Charly Haley, Forum News Service, Published February 20 2014
Newest forecast shows major spring flood unlikely in Red River ValleyGRAND FORKS – It’s unlikely the Red River Valley will experience a significant flood this spring, according to a National Weather Service flood outlook released Thursday.
Like January’s flood outlook, February’s shows a low risk for “substantial flooding,” with moderate flood potential for the Red River.
But a delayed thaw is expected and heavy snow or rain is still possible this season, so the chance of a flood still could increase, said Jim Kaiser, a meteorologist with the Grand Forks weather service office.
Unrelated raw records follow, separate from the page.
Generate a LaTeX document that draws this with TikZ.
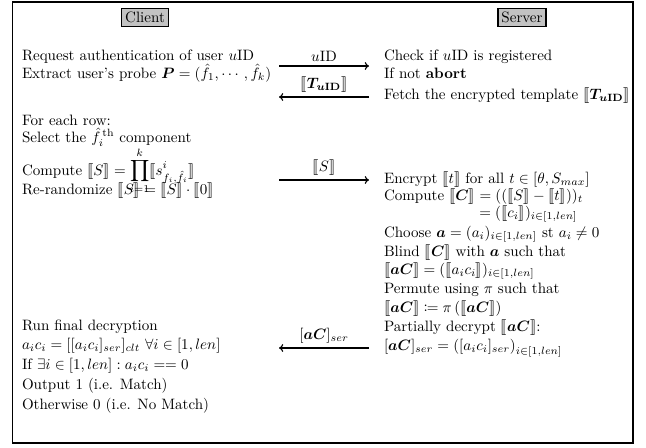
\RequirePackage{fix-cm}
\documentclass[tikz,border=0pt]{standalone}
\usepackage{amsmath,amssymb,mathtools,stmaryrd,bm}
\usetikzlibrary{arrows.meta}
\newcommand{\enc}[1]{\llbracket #1\rrbracket}
\begin{document}
\begin{tikzpicture}[x=0.7043pt,y=-0.7043pt,
  every node/.style={font=\fontsize{10.6}{12.7}\selectfont},
  txt/.style={anchor=mid west,inner sep=0pt,outer sep=0pt},
  role/.style={draw,fill=black!24,line width=0.8pt,inner xsep=2.4pt,inner ysep=1.5pt,minimum height=12.5pt},
  msg/.style={line width=0.8pt,-{To[length=3pt,width=5.5pt]}},
  lab/.style={inner sep=0pt,anchor=base}]
\useasboundingbox (0,0) rectangle (646,447);
\draw[line width=1.3pt] (12.5,2) rectangle (633,443);
\node[role] (client) at (145,17.5) {Client};
\node[role] (server) at (522,17.5) {Server};
% client text
\node[txt] (c1) at (22,57) {Request authentication of user $u$ID};
\node[txt] (c2) at (22,75) {Extract user's probe $\boldsymbol{P}=(\hat{f}_1,\cdots,\hat{f}_k)$};
\node[txt] (c3) at (22,122) {For each row:};
\node[txt] (c4) at (22,139) {Select the ${\hat{f}_i}^{\,\text{th}}$ component};
\node[txt] (c5) at (22,172) {Compute $\enc{S}=\displaystyle\prod_{i=1}^{k}\enc{s^{i}_{f_i,\hat{f}_i}}$};
\node[txt] (c6) at (22,191) {Re-randomize $\enc{S}=\enc{S}\cdot\enc{0}$};
\node[txt] (c7) at (22,327) {Run final decryption};
\node[txt] (c8) at (22,346) {$a_ic_i=[[a_ic_i]_{ser}]_{clt}\ \forall i\in[1,len]$};
\node[txt] (c9) at (22,366) {If $\exists i\in[1,len]:a_ic_i==0$};
\node[txt] (c10) at (22,386) {Output 1 (i.e. Match)};
\node[txt] (c11) at (22,406) {Otherwise 0 (i.e. No Match)};
% server text
\node[txt] (s1) at (384,57) {Check if $u$ID is registered};
\node[txt] (s2) at (384,75) {If not \textbf{abort}};
\node[txt] (s3) at (384,96) {Fetch the encrypted template $\enc{\boldsymbol{T}_{\bm{u}\mathbf{ID}}}$};
\node[txt] (s4) at (384,180) {Encrypt $\enc{t}$ for all $t\in[\theta,S_{max}]$};
\node[txt] (s5) at (384,197) {Compute $\enc{\boldsymbol{C}}$\;};
\node[anchor=west,inner sep=0pt] (s5b) at (s5.east) {$=((\enc{S}-\enc{t}))_t$};
\node[txt] (s6) at (s5b.west |- 0,214) {$=(\enc{c_i})_{i\in[1,len]}$};
\node[txt] (s7) at (384,234) {Choose $\boldsymbol{a}=(a_i)_{i\in[1,len]}$ st $a_i\neq0$};
\node[txt] (s8) at (384,253) {Blind $\enc{\boldsymbol{C}}$ with $\boldsymbol{a}$ such that};
\node[txt] (s9) at (384,271) {$\enc{\boldsymbol{aC}}=(\enc{a_ic_i})_{i\in[1,len]}$};
\node[txt] (s10) at (384,290) {Permute using $\pi$ such that};
\node[txt] (s11) at (384,309) {$\enc{\boldsymbol{aC}}\coloneqq\pi\left(\enc{\boldsymbol{aC}}\right)$};
\node[txt] (s12) at (384,328) {Partially decrypt $\enc{\boldsymbol{aC}}$:};
\node[txt] (s13) at (384,347) {$[\boldsymbol{aC}]_{ser}=\left([a_ic_i]_{ser}\right)_{i\in[1,len]}$};
% messages
\coordinate (a1l) at (279,66); \coordinate (a1r) at (369,66);
\coordinate (a2l) at (279,97); \coordinate (a2r) at (369,97);
\coordinate (a3l) at (279,180); \coordinate (a3r) at (369,180);
\coordinate (a4l) at (279,348); \coordinate (a4r) at (369,348);
\draw[msg] (a1l) -- node[lab,above=3pt] (m1) {$u$ID} (a1r);
\draw[msg] (a2r) -- node[lab,above=3pt] (m2) {$\enc{\boldsymbol{T}_{\bm{u}\mathbf{ID}}}$} (a2l);
\draw[msg] (a3l) -- node[lab,above=3pt] (m3) {$\enc{S}$} (a3r);
\draw[msg] (a4r) -- node[lab,above=3pt] (m4) {$[\boldsymbol{aC}]_{ser}$} (a4l);
\end{tikzpicture}
\end{document}
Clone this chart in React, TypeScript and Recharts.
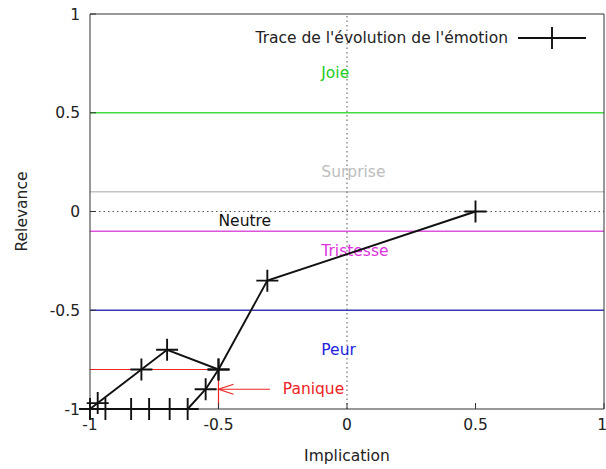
import React from "react";
import {
  ScatterChart,
  Scatter,
  XAxis,
  YAxis,
  ReferenceLine,
  Legend,
} from "recharts";

// emotion trace (implication, relevance), in drawing order
const traceX = [-0.5, -0.55, -0.62, -0.69, -0.77, -0.84, -0.94, -1, -0.97, -0.8, -0.7, -0.5, -0.31, 0.5];
const traceY = [-0.8, -0.9, -1, -1, -1, -1, -1, -1, -0.97, -0.8, -0.7, -0.8, -0.35, 0];

const axisTicks = [-1, -0.5, 0, 0.5, 1];

// emotion zone labels
const labelNames = ["Joie", "Surprise", "Neutre", "Tristesse", "Peur", "Panique"];
const labelX = [-0.1, -0.1, -0.5, -0.1, -0.1, -0.25];
const labelY = [0.7, 0.2, -0.05, -0.2, -0.7, -0.9];
const labelColors = ["#22cc22", "#bdbdbd", "#111111", "#dd33dd", "#2222dd", "#ee2222"];

// horizontal boundaries between zones
const boundaryY = [0.5, 0.1, -0.1, -0.5];
const boundaryColors = ["#44dd44", "#c4c4c4", "#dd55dd", "#3a3ab8"];

const trace = traceX.map((x, i) => ({ x, y: traceY[i] }));
const labels = labelNames.map((text, i) => ({
  x: labelX[i],
  y: labelY[i],
  text,
  color: labelColors[i],
}));

const FONT = "'DejaVu Sans', sans-serif";
const FS = 15.5;
const tickStyle = { fontSize: FS, fill: "#222", fontFamily: FONT };

const Cross = (props: any) => {
  const { cx, cy } = props;
  if (cx == null || cy == null) return null;
  return (
    <path
      d={`M${cx - 11},${cy}H${cx + 11}M${cx},${cy - 11}V${cy + 11}`}
      stroke="#111"
      strokeWidth={1.9}
      fill="none"
    />
  );
};

const LabelText = (props: any) => {
  const { cx, cy, payload } = props;
  return (
    <text
      x={cx}
      y={cy}
      fill={payload.color}
      fontSize={FS}
      fontFamily={FONT}
      dominantBaseline="central"
    >
      {payload.text}
    </text>
  );
};

const Arrow = (props: any) => {
  const { x1, y1, x2, y2 } = props;
  return (
    <g stroke="#ee2222" strokeWidth={1.2} fill="none">
      <line x1={x1} y1={y1} x2={x2} y2={y2} />
      <path d={`M${x2 + 15},${y2 - 5}L${x2},${y2}L${x2 + 15},${y2 + 5}`} />
    </g>
  );
};

const renderLegend = () => (
  <div
    style={{
      display: "flex",
      justifyContent: "flex-end",
      alignItems: "center",
      fontFamily: FONT,
      fontSize: FS,
      color: "#222",
    }}
  >
    <span>Trace de l'évolution de l'émotion</span>
    <svg width={68} height={24} style={{ marginLeft: 10 }}>
      <path d="M0,12H68M34,1V23" stroke="#111" strokeWidth={1.9} />
    </svg>
  </div>
);

export default function App() {
  return (
    <div style={{ position: "absolute", left: 0, top: 0, background: "#fff" }}>
      <ScatterChart
        width={606}
        height={469}
        margin={{ top: 0, right: 0, bottom: 0, left: 0 }}
        style={{ fontFamily: FONT }}
      >
        <XAxis
          dataKey="x"
          type="number"
          domain={[-1, 1]}
          ticks={axisTicks}
          tickFormatter={(v) => String(v)}
          height={60}
          tickSize={-6}
          tickMargin={16}
          stroke="#333"
          tick={tickStyle}
          label={{
            value: "Implication",
            position: "insideBottom",
            offset: 8,
            fontSize: FS,
            fill: "#222",
            fontFamily: FONT,
          }}
        />
        <XAxis
          xAxisId="top"
          orientation="top"
          type="number"
          domain={[-1, 1]}
          ticks={axisTicks}
          height={14}
          tickSize={-6}
          tick={false}
          stroke="#333"
        />
        <YAxis
          dataKey="y"
          type="number"
          domain={[-1, 1]}
          ticks={axisTicks}
          tickFormatter={(v) => String(v)}
          width={90}
          tickSize={-6}
          tickMargin={16}
          stroke="#333"
          tick={tickStyle}
          label={{
            content: (p: any) => {
              const vb = p.viewBox;
              const cx = vb.x + 22;
              const cy = vb.y + vb.height / 2;
              return (
                <text
                  x={cx}
                  y={cy}
                  transform={`rotate(-90 ${cx} ${cy})`}
                  textAnchor="middle"
                  dominantBaseline="central"
                  fontSize={FS}
                  fill="#222"
                  fontFamily={FONT}
                >
                  Relevance
                </text>
              );
            },
          }}
        />
        <YAxis
          yAxisId="right"
          orientation="right"
          type="number"
          domain={[-1, 1]}
          ticks={axisTicks}
          width={2}
          tickSize={-6}
          tick={false}
          stroke="#333"
        />

        {boundaryY.map((y, i) => (
          <ReferenceLine key={y} y={y} stroke={boundaryColors[i]} strokeWidth={1.3} />
        ))}
        <ReferenceLine y={0} stroke="#555" strokeDasharray="1.5 3" />
        <ReferenceLine x={0} stroke="#555" strokeDasharray="1.5 3" />

        <ReferenceLine
          segment={[{ x: -1, y: -0.8 }, { x: -0.5, y: -0.8 }]}
          stroke="#ee2222"
          strokeWidth={1.2}
        />
        <ReferenceLine
          segment={[{ x: -0.5, y: -1 }, { x: -0.5, y: -0.8 }]}
          stroke="#ee2222"
          strokeWidth={1.2}
        />
        <ReferenceLine
          segment={[{ x: -0.3, y: -0.9 }, { x: -0.5, y: -0.9 }]}
          shape={Arrow}
        />

        <Scatter
          name="labels"
          data={labels}
          shape={LabelText}
          legendType="none"
          isAnimationActive={false}
        />
        <Scatter
          name="Trace de l'évolution de l'émotion"
          data={trace}
          shape={Cross}
          line={{ stroke: "#111", strokeWidth: 1.9 }}
          isAnimationActive={false}
        />

        <Legend
          layout="vertical"
          verticalAlign="middle"
          align="center"
          content={renderLegend}
          wrapperStyle={{ top: 26, left: 196, width: 390 }}
        />
      </ScatterChart>
    </div>
  );
}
Temperatures are forecast to stay below freezing through March 5.
The snowpack is at a normal level for this time of year, ranging from a low of 8 to 12 inches in the far south of the Red River Valley to a high of 2 to 3 feet in the far north and northeast, highest along the Canadian border into the Lake of the Woods, according to the report.
Snow-water levels are somewhat lower than normal, Kaiser said, adding to the region’s low flood risk. The lower level of water in the snow is because of this winter’s extremely cold temperatures, he said.
Snow water ranges from 1 to 2 inches in the southern basin, south of Halstad, Minn., to 3 to 4.5 inches in the north, north of Oslo, Minn., according to the flood report.
Grand Forks has only a 5 percent chance of major flooding, which is a river level of 47.8 feet, Kaiser said. There’s a 95 percent chance of minor flooding at 28 feet.
Fargo has a 25 percent chance of major flooding, which is 32.7 feet. There’s a 95 percent chance of minor flooding at 22.5 feet.
Devils Lake, which has been flooded for years, has a 10 percent chance of reaching the record of 1,454.3 feet above sea level, reached in June 2011.
The next flood outlook will be issued March 6.